Overall, I like this book. Somethings work for me and some don't.
  • I like the Warlock but and not too thrilled with the Warmage.

  • I've never had much use for prestige classes as a player but some of them will be usefull as a GM.
  • Some of the feats are pretty lame but, I suppose, they add flavor.

  • Why include the Dragon feats?

  • Some descriptions of the metamagic feats have changed. Be warned, Energy Substitution no longer has Sonic as an energy type.

  • The sudden metamagic feats are pretty nifty.

  • The spells are usefull but there aren't any really compelling spells in the list Though Resist Energy, Mass might be an exception.

  • The expanded Spellbook construction rules can be handy.

  • None of the magic items are particularly compelling to me.

  • The creatures are nice bit, again, not really compelling.

  • I suppose that the Arcane Campaigns sections might be usefull for a new GM.

  • It does discuss how to deal with some problematic spell abilities: charms, flying, invisibility, scrying, and teleportation.

  • Spell Duels: Eh.
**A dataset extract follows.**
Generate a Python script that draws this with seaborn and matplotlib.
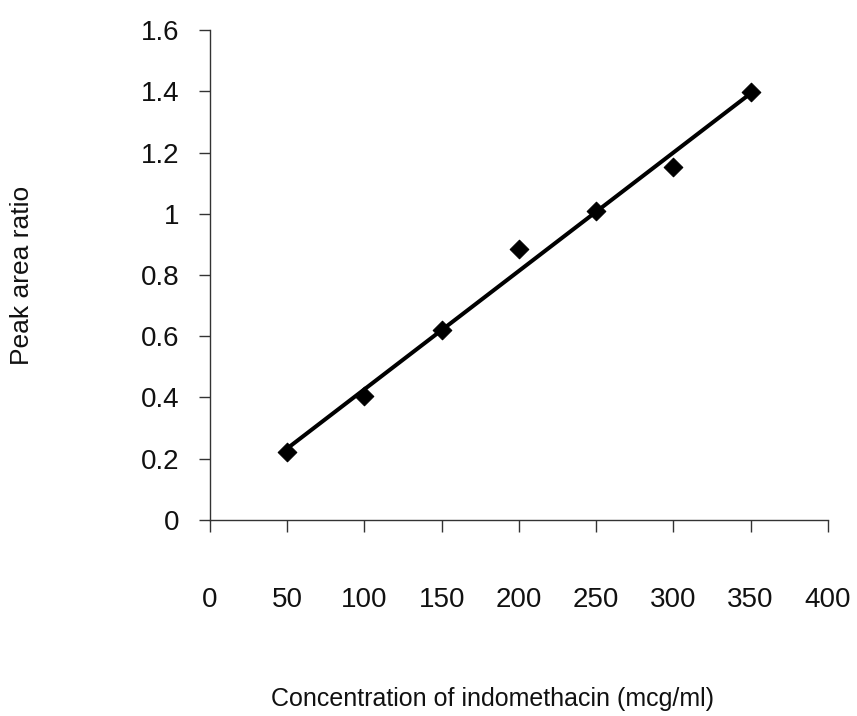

I suppose that this could work.

  • The Epic rules for the new classes are handy if the campaign gets anywhere near that level of power.
What Works

I like the Warlock. It seems to be well a balanced alternative. I've gotten one to 5th level in one campaign and it is a good fire support and special opps character (with the charisma and bluff skill, the character can take a rogue or bard's role in social encounters). You should do everything you can to increase the character's chance to hit with his ranged touch attack and stay out of melee.

What doesn't Work

The warmage is problematic. It is too focused for most campaigns. In most noncombat encounters, the character waits on the sidelines. In combat, the GM must stock extra creatures to soak up the huge amount of spell damage the character can dish out. The expanded learning class ability is not that usefull, every few levels you can ad one arcane Invocation spell to your spell list. The trouble is that there aren't many invocations that aren't already on the warmage's spell list. I suppose that abiltiy will become more useful in congunction with the Spell Compendium.